Retrocedí hasta llegar nuevamente junto a Etaoin Shrdlu y, lentamente - con los
músculos tensos para saltar hacia atrás si ocurría algo -, metí la mano en la
máquina y saqué un tornillo del segundo elevador.
No ocurrió
nada, así que lancé un profundo suspiro y desmonté la prensa de tornillo.
Entonces, con
una nota de triunfo en la voz, llamé: «¡George!» y mi amigo acudió corriendo.
- Coge un
destornillador y una llave inglesa - le dije -. Vamos a desmontarla y... bueno,
tienes un agujero enorme en el jardín. La meteremos allí y rellenaremos el
agujero.
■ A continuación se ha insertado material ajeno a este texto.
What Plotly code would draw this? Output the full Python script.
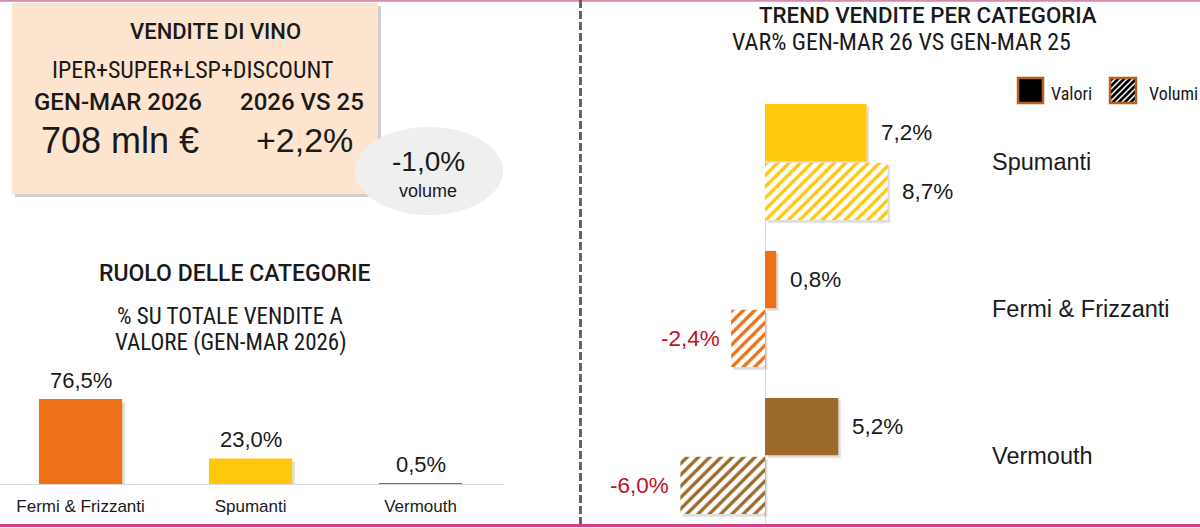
import plotly.graph_objects as go

# ---------------- data ----------------
share_categories = ["Fermi & Frizzanti", "Spumanti", "Vermouth"]
share_values = [76.5, 23.0, 0.5]
share_labels = ["76,5%", "23,0%", "0,5%"]

trend_categories = ["Spumanti", "Fermi & Frizzanti", "Vermouth"]
trend_valori = [7.2, 0.8, 5.2]
trend_volumi = [8.7, -2.4, -6.0]
trend_valori_labels = ["7,2%", "0,8%", "5,2%"]
trend_volumi_labels = ["8,7%", "-2,4%", "-6,0%"]

kpi_value = "708 mln €"
kpi_var = "+2,2%"
kpi_volume = "-1,0%"

# ---------------- style ----------------
W, H = 1200, 528
COL = {"Fermi & Frizzanti": "#EC7117", "Spumanti": "#FFC80B", "Vermouth": "#9C6A2B"}
TXT = "#1a1a1a"
RED = "#C0111F"
SHADOW = "rgba(0,0,0,0.13)"
COND = "Roboto Condensed, Liberation Sans Narrow, sans-serif"
TITLE = "Roboto, Liberation Sans, sans-serif"
SANS = "Liberation Sans, Arial, sans-serif"


def px(x):
    return x / W


def py(y):
    return 1 - y / H


fig = go.Figure()

# left bar chart (soft shadow + bars)
fig.add_trace(go.Bar(
    x=share_categories, y=[max(v - 1.5, 0) for v in share_values], width=0.49, offset=-0.245 + 0.016,
    base=-1.5, marker=dict(color=SHADOW, line=dict(width=0)),
    xaxis="x", yaxis="y", showlegend=False, hoverinfo="skip",
))
fig.add_trace(go.Bar(
    x=share_categories, y=share_values, width=0.49, offset=-0.245,
    marker=dict(color=[COL[c] for c in share_categories], line=dict(width=0)),
    xaxis="x", yaxis="y", showlegend=False, hoverinfo="skip",
))

# right chart (soft shadows + bars)
for vals, off in ((trend_valori, -0.395), (trend_volumi, 0.005)):
    fig.add_trace(go.Bar(
        y=trend_categories, x=vals, orientation="h", base=0.17,
        width=0.39, offset=off + 0.018,
        marker=dict(color=SHADOW, line=dict(width=0)),
        xaxis="x2", yaxis="y2", showlegend=False, hoverinfo="skip",
    ))
fig.add_trace(go.Bar(
    y=trend_categories, x=trend_valori, orientation="h",
    width=0.39, offset=-0.395,
    marker=dict(color=[COL[c] for c in trend_categories], line=dict(width=0)),
    xaxis="x2", yaxis="y2", showlegend=False, hoverinfo="skip",
))
fig.add_trace(go.Bar(
    y=trend_categories, x=trend_volumi, orientation="h",
    width=0.39, offset=0.005,
    marker=dict(color="white", line=dict(width=0),
                pattern=dict(shape="/", fgcolor=[COL[c] for c in trend_categories],
                             bgcolor="white", size=8, solidity=0.42, fillmode="replace")),
    xaxis="x2", yaxis="y2", showlegend=False, hoverinfo="skip",
))

ann = []
# left value labels
for c, v, t in zip(share_categories, share_values, share_labels):
    ann.append(dict(x=c, y=v, xref="x", yref="y", text=t, showarrow=False,
                    yanchor="bottom", yshift=4, font=dict(family=SANS, size=22, color=TXT)))
# right value labels
for i, (v, t) in enumerate(zip(trend_valori, trend_valori_labels)):
    ann.append(dict(x=v, y=i - 0.2, xref="x2", yref="y2", text=t, showarrow=False,
                    xanchor="left" if v >= 0 else "right", xshift=12 if v >= 0 else -9,
                    font=dict(family=SANS, size=22.5, color=TXT if v >= 0 else RED)))
for i, (v, t) in enumerate(zip(trend_volumi, trend_volumi_labels)):
    ann.append(dict(x=v, y=i + 0.2, xref="x2", yref="y2", text=t, showarrow=False,
                    xanchor="left" if v >= 0 else "right", xshift=12 if v >= 0 else -9,
                    font=dict(family=SANS, size=22.5, color=TXT if v >= 0 else RED)))


def ptext(x, y, text, size, family=COND, weight="normal", color=TXT, xanchor="center"):
    ann.append(dict(x=px(x), y=py(y), xref="paper", yref="paper", text=text, showarrow=False,
                    xanchor=xanchor, yanchor="middle",
                    font=dict(family=family, size=size, color=color, weight=weight)))


# KPI box texts
ptext(215, 31, "VENDITE DI VINO", 22, family=TITLE, weight=500)
ptext(192, 70, "IPER+SUPER+LSP+DISCOUNT", 24)
ptext(118, 102, "GEN-MAR 2026", 24, family=TITLE, weight=500)
ptext(302, 102, "2026 VS 25", 24, family=TITLE, weight=500)
ptext(120, 140, kpi_value, 36, family=SANS)
ptext(304, 140, kpi_var, 34, family=SANS)
ptext(428, 161, kpi_volume, 28, family=SANS)
ptext(428, 191, "volume", 18, family=SANS)

# left chart titles
ptext(235, 273, "RUOLO DELLE CATEGORIE", 23, family=TITLE, weight=500)
ptext(230, 316, "% SU TOTALE VENDITE A", 23)
ptext(231, 342, "VALORE (GEN-MAR 2026)", 23)

# right chart titles
ptext(928, 15, "TREND VENDITE PER CATEGORIA", 22.3, family=TITLE, weight=500)
ptext(901, 42, "VAR% GEN-MAR 26 VS GEN-MAR 25", 24)

# legend texts
ptext(1049, 93, "Valori", 18, xanchor="left")
ptext(1147, 93, "Volumi", 18, xanchor="left")

shapes = []
# borders
shapes.append(dict(type="line", xref="paper", yref="paper", x0=0, x1=1, y0=py(0.8), y1=py(0.8),
                   line=dict(color="#D98AAB", width=2)))
shapes.append(dict(type="line", xref="paper", yref="paper", x0=0, x1=1, y0=py(525.5), y1=py(525.5),
                   line=dict(color="#D4407E", width=3)))
shapes.append(dict(type="line", xref="paper", yref="paper", x0=px(580.5), x1=px(580.5), y0=py(0), y1=py(524),
                   line=dict(color="#5F656B", width=3, dash="8px,3px")))
# KPI box with shadow
shapes.append(dict(type="rect", xref="paper", yref="paper", x0=px(15), x1=px(381), y0=py(6), y1=py(197),
                   fillcolor="#CFCFCF", line=dict(width=0), layer="below"))
shapes.append(dict(type="rect", xref="paper", yref="paper", x0=px(12), x1=px(378), y0=py(3), y1=py(194),
                   fillcolor="#FCE4CF", line=dict(width=0), layer="below"))
# bubble
shapes.append(dict(type="circle", xref="paper", yref="paper", x0=px(355), x1=px(503), y0=py(127), y1=py(215),
                   fillcolor="#EFEFEF", line=dict(width=0), layer="below"))

# legend swatches
sq_brown = "#B5601F"
shapes.append(dict(type="rect", xref="paper", yref="paper", x0=px(1018), x1=px(1043), y0=py(78), y1=py(103),
                   fillcolor="black", line=dict(color=sq_brown, width=2.5)))
hx0, hx1, hy0, hy1 = 1110, 1136, 78, 103
shapes.append(dict(type="rect", xref="paper", yref="paper", x0=px(hx0), x1=px(hx1), y0=py(hy0), y1=py(hy1),
                   fillcolor="white", line=dict(width=0)))
c = hx0 + hy0 + 3
while c < hx1 + hy1:
    xa, xb = max(hx0, c - hy1), min(hx1, c - hy0)
    if xb > xa:
        shapes.append(dict(type="line", xref="paper", yref="paper",
                           x0=px(xa), y0=py(c - xa), x1=px(xb), y1=py(c - xb),
                           line=dict(color="black", width=2.6)))
    c += 6
shapes.append(dict(type="rect", xref="paper", yref="paper", x0=px(hx0), x1=px(hx1), y0=py(hy0), y1=py(hy1),
                   fillcolor="rgba(0,0,0,0)", line=dict(color=sq_brown, width=2.5)))

fig.update_layout(
    width=W, height=H,
    margin=dict(l=0, r=0, t=0, b=0),
    paper_bgcolor="white", plot_bgcolor="rgba(0,0,0,0)",
    barmode="overlay",
    showlegend=False,
    annotations=ann,
    shapes=shapes,
    xaxis=dict(domain=[0, 0.42], range=[-0.474, 2.491], type="category",
               categoryorder="array", categoryarray=share_categories,
               showline=True, linecolor="#D9D9D9", linewidth=1, ticks="",
               showgrid=False, zeroline=False, ticklabelstandoff=7,
               tickfont=dict(family=SANS, size=17, color=TXT), anchor="y", fixedrange=True),
    yaxis=dict(domain=[py(484), py(373)], range=[0, 100], visible=False, anchor="x", fixedrange=True),
    xaxis2=dict(domain=[px(600), px(985)], range=[-11.70, 15.60], showticklabels=False, ticks="",
                showgrid=False, zeroline=True, zerolinecolor="#D9D9D9", zerolinewidth=1,
                anchor="y2", fixedrange=True),
    yaxis2=dict(domain=[py(524), py(103)], type="category", categoryorder="array",
                categoryarray=trend_categories, range=[2.463, -0.401], side="right",
                ticks="", showgrid=False, showline=False, zeroline=False, ticklabelstandoff=6,
                tickfont=dict(family=SANS, size=23.5, color=TXT), anchor="x2", fixedrange=True),
)

fig.write_html("out.html")
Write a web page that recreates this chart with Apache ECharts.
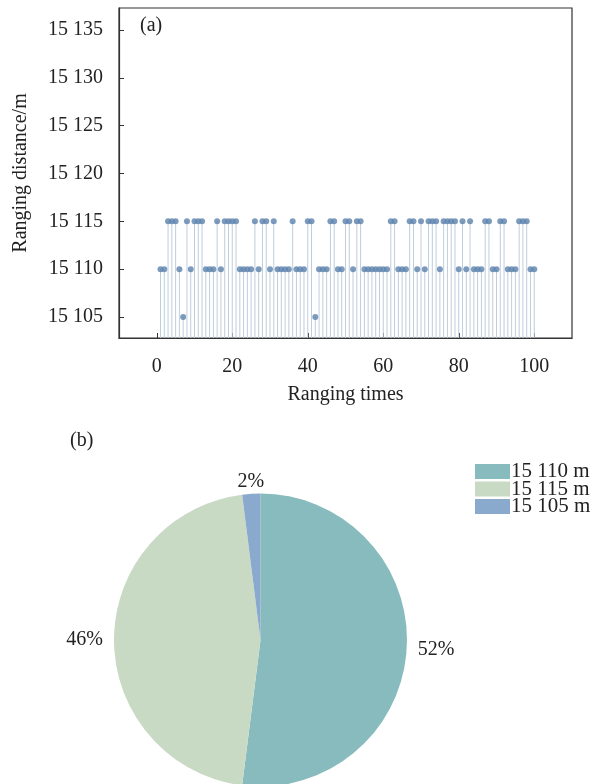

Mañana tendrás que procurarte otra linotipia, pero me imagino que
puedes permitirte ese lujo.
Miró el par de
piezas que yo había desmontado y que reposaban en el suelo, y dijo: «Gracias a
Dios», después de lo cual se fue a buscar las herramientas requeridas.
Yo también me
acerqué a la mesa de herramientas, y de pronto comprendí que estaba tan agotado
que tendría que descansar un poco, así que me dejé caer en una silla. George se
aproximó y se quedó a mi lado. Dijo:
- Y ahora,
Walter, ¿querrás explicarme cómo lo has hecho? - Había admiración y respeto en
su voz.
Le sonreí.
- Lo que
dijiste sobre el grano me dio la idea, George. El grano de Buda. Esto y el
hecho de que la linotipia reaccionara de ese modo frente a lo que aprendía. ¿Lo ves, George? Era una mente virgen, a excepción de lo que nosotros
le proporcionábamos. Compone libros sobre las relaciones laborales e inicia una
huelga. Compone novelitas románticas, y solicita una linotipia para que...
»Así que le he
proporcionado budismo, George. He traído todos los malditos libros sobre
budismo que he podido encontrar en la biblioteca y la librería.
- ¿Budismo? Walter,
¿qué demonios tiene que ver...?
Me levanté y
señalé a Etaoin Shrdlu.
- ¿Lo ves, George? Cree lo que compone. De modo que le he proporcionado
una religión que la convenciera de la absoluta inutilidad de todo esfuerzo y
acción, así como de lo deseable que puede resultar la inexistencia. Om Mani padme hum, George.
»Mira... no le
importa lo que pueda sucederle y ni siquiera sabe que estamos aquí. ¡Ha
alcanzado el nirvana, y se dedica a la contemplación del tornillo de la leva!